いたい悩みと、かゆい痛み
悩みには、痛いやつと、かゆいやつがあるんだなあと思った。
痛いやつはわかりやすい。
ああそれは苦しいだろうなあつらいなあってするりと感情移入できるやつ。
誰かに傷つけられたとか、身近な人が病気だとか、何かに失敗したとか。
いろんな痛みがあるけど、痛みは対処法があるのよたいがい。殴られたら湿布貼って、切られたら傷縫って、ってすれば、時間の経過でだいぶ痛みは引くのだ。痛みは和らぐ。
でもねえ、かゆい悩みってのもあるわけだ。これが難しい。
傍から聞いてたら、えそんなことってばかにして笑っちゃうようなやつ。
いつも食べる食堂がまずいとか、電車が混んでるとか、隣の人の貧乏ゆすりが止まらないとか。
これはなあ。こういう悩みを聞いたときは、馬鹿にしがちなのよね。
そんなの些細なことじゃんたいした悩みじゃないよだって食べるとこ変えたらいいじゃん空いてる時間に行けばいいじゃん貧乏揺すりやめてもらったらいいじゃん!
でもさあ、たぶんそうじゃない。
かゆいってさあ、ちょっと滑稽なんだけどさ、体のごく一部でもかなりの存在感なわけじゃない。しかも対処が難しい。掻いたら一瞬収まるけど、どんどん痒くなるから悪循環。最終的に皮膚がぼろぼろになる。

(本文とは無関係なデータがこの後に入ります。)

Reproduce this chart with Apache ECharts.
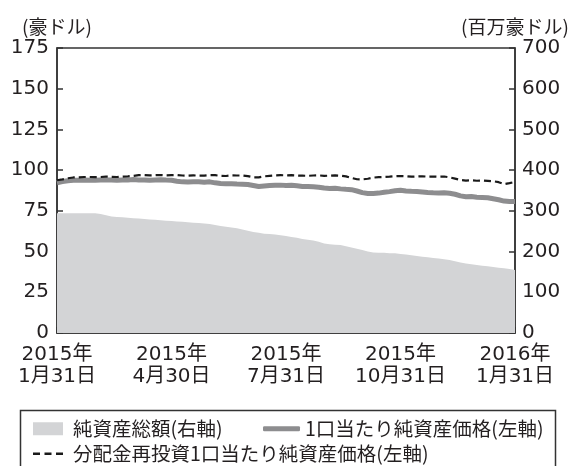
<!DOCTYPE html>
<html><head><meta charset="utf-8">
<script src="https://cdn.jsdelivr.net/npm/echarts@6/dist/echarts.min.js"></script>
<style>html,body{margin:0;padding:0;background:#fff}#c{width:573px;height:466px}</style>
</head><body><div id="c"></div>
<script>
// x positions: 85 observation points from 2015-01-31 to 2016-01-31
const tickLabels = ['2015年\n1月31日','2015年\n4月30日','2015年\n7月31日','2015年\n10月31日','2016年\n1月31日'];
const tickIndex = [0,21,42,63,84];
const categories = [];
for (let i = 0; i < 85; i++) categories.push('p' + i);

// 純資産総額 (右軸, 百万豪ドル)
const netAssets = [294,294,294,294,294,294,294,294,292,289,
  286,285,284,283,282,281,280,279,278,277,
  276,275,274,273,272,271,270,269,268,265,
  263,261,259,257,254,251,248,246,244,243,
  242,240,238,236,234,231,229,227,224,220,
  218,217,216,213,210,207,204,200,198,197,
  197,196,196,194,193,191,189,187,186,184,
  183,181,179,176,173,171,169,167,165,164,
  162,160,159,157,155];
// 1口当たり純資産価格 (左軸, 豪ドル)
const navPerUnit = [92.3,93.0,93.5,93.8,93.8,94.0,93.8,93.8,94.0,94.0,
  94.0,93.8,93.9,94.0,94.2,94.0,94.0,93.8,94.0,94.1,
  93.9,93.8,93.2,92.8,92.7,92.9,92.8,92.6,92.8,92.2,
  91.8,91.6,91.7,91.5,91.4,91.2,90.6,90.0,90.3,90.6,
  90.7,90.8,90.6,90.7,90.4,90.0,89.9,89.8,89.5,89.0,
  88.8,88.9,88.5,88.2,88.0,87.2,86.2,85.7,85.6,85.9,
  86.4,86.8,87.3,87.6,87.2,87.0,86.9,86.6,86.3,86.1,
  86.0,86.1,85.8,85.2,84.2,83.7,83.8,83.4,83.2,83.0,
  82.4,81.8,81.0,80.7,80.8];
// 分配金再投資1口当たり純資産価格 (左軸, 豪ドル)
const navReinvested = [93.8,94.3,95.0,95.5,95.6,95.8,95.8,95.7,95.8,96.0,
  95.9,95.8,96.0,96.2,96.5,96.9,97.0,96.8,96.9,97.0,
  96.8,96.9,97.0,96.7,96.6,96.8,96.6,96.6,96.9,96.9,
  96.5,96.4,96.8,96.7,96.7,96.3,95.6,95.6,96.2,96.5,
  96.8,96.9,96.8,96.9,96.7,96.6,96.5,96.7,96.8,96.5,
  96.6,96.8,96.6,96.2,95.2,94.4,94.3,94.7,95.4,95.7,
  95.8,96.0,96.3,96.4,96.3,96.0,96.1,96.2,96.0,96.1,
  96.0,96.1,95.6,94.8,94.0,93.6,93.8,93.5,93.6,93.4,
  93.2,92.6,91.4,92.0,92.8];

const seriesNames = ['純資産総額(右軸)','1口当たり純資産価格(左軸)','分配金再投資1口当たり純資産価格(左軸)'];

const txt = '#231f20';
const numFont = "'DejaVu Sans','Noto Sans CJK JP',sans-serif";
const cjkFont = "'Noto Sans CJK JP',sans-serif";
const showTick = (idx) => tickIndex.indexOf(idx) >= 0;
const dashIcon = 'path://M0,0h7v2.5h-7z M11.5,0h7v2.5h-7z M23,0h7v2.5h-7z';

const chart = echarts.init(document.getElementById('c'), null, {renderer:'canvas'});
chart.setOption({
  animation: false,
  backgroundColor: '#fff',
  grid: {left:57, right:58, top:48, bottom:133, show:true, borderColor:'#333', borderWidth:1.5, backgroundColor:'transparent'},
  xAxis: {
    type:'category', data:categories, boundaryGap:false,
    axisLine:{lineStyle:{color:'#333', width:1.5}},
    axisTick:{show:true, inside:true, length:6, interval:showTick, lineStyle:{color:'#333', width:1.5}},
    axisLabel:{interval:showTick, margin:11, color:txt, fontFamily:numFont, fontSize:20, lineHeight:22,
      formatter:(v, idx)=>{const k = tickIndex.indexOf(idx); return k>=0 ? tickLabels[k] : '';}},
    splitLine:{show:false}
  },
  yAxis: [
    {type:'value', min:0, max:175, interval:25, name:'(豪ドル)', nameLocation:'end', nameGap:12,
     nameTextStyle:{color:txt, fontFamily:cjkFont, fontSize:19},
     axisLine:{show:true, lineStyle:{color:'#333', width:1.5}},
     axisTick:{show:true, inside:true, length:6, lineStyle:{color:'#333', width:1.5}},
     axisLabel:{margin:8, color:txt, fontFamily:numFont, fontSize:20},
     splitLine:{show:false}},
    {type:'value', min:0, max:700, interval:100, name:'(百万豪ドル)', nameLocation:'end', nameGap:12,
     nameTextStyle:{color:txt, fontFamily:cjkFont, fontSize:19},
     axisLine:{show:true, lineStyle:{color:'#333', width:1.5}},
     axisTick:{show:true, inside:true, length:6, lineStyle:{color:'#333', width:1.5}},
     axisLabel:{margin:7, color:txt, fontFamily:numFont, fontSize:20},
     splitLine:{show:false}}
  ],
  legend: [
    {data:[{name:seriesNames[0], icon:'rect'}], left:33, top:419, itemWidth:30, itemHeight:13, padding:0,
     textStyle:{color:txt, fontFamily:cjkFont, fontSize:19.5, padding:[0,0,0,5]}},
    {data:[{name:seriesNames[1], icon:'roundRect'}], left:263, top:419, itemWidth:37, itemHeight:5, padding:0,
     textStyle:{color:txt, fontFamily:cjkFont, fontSize:19.5, padding:[0,0,0,0]}},
    {data:[{name:seriesNames[2], icon:dashIcon}], left:33, top:444, itemWidth:30, itemHeight:2.5, padding:0,
     textStyle:{color:txt, fontFamily:cjkFont, fontSize:19.5, padding:[0,0,0,5]}}
  ],
  graphic: [{type:'rect', left:18, top:408, shape:{width:535, height:70}, style:{fill:'none', stroke:'#333', lineWidth:1.5}, silent:true}],
  series: [
    {name:seriesNames[0], type:'line', yAxisIndex:1, data:netAssets, symbol:'none',
     lineStyle:{width:0, color:'#d3d4d6'}, itemStyle:{color:'#d3d4d6'}, areaStyle:{color:'#d3d4d6', opacity:1}, z:1},
    {name:seriesNames[1], type:'line', yAxisIndex:0, data:navPerUnit, symbol:'none',
     lineStyle:{width:5, color:'#8d8d8f'}, itemStyle:{color:'#8d8d8f'}, z:2},
    {name:seriesNames[2], type:'line', yAxisIndex:0, data:navReinvested, symbol:'none',
     lineStyle:{width:2.2, color:'#1a1a1a', type:[7,4]}, itemStyle:{color:'#1a1a1a'}, z:3}
  ]
});
</script></body></html>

かゆさってさあ、持続するんだ。一瞬の強烈なかゆさ!って違うよね。ちくちくちくちく、ずーっとかゆい。
背中のぎりぎり手が届かないところが、一日中ずっとかゆかったら、たぶん人間それだけで発狂するよ。
隣の人の貧乏揺すりとか、滑稽だけど、そうとうきついよ。ほんとは我慢ならないんだけど、ぱっと見我慢できそうなことだから、我慢し続けようとしちゃうんだ。
そういうかゆい悩みを聞いたとき、我慢しろとか掻けばいいじゃんって言っちゃいけないよなあって思うわけ。かといって、対処法が示せないからどうしたらいいんだろう。原因不明の虫さされの腕をかきむしりながら書いている。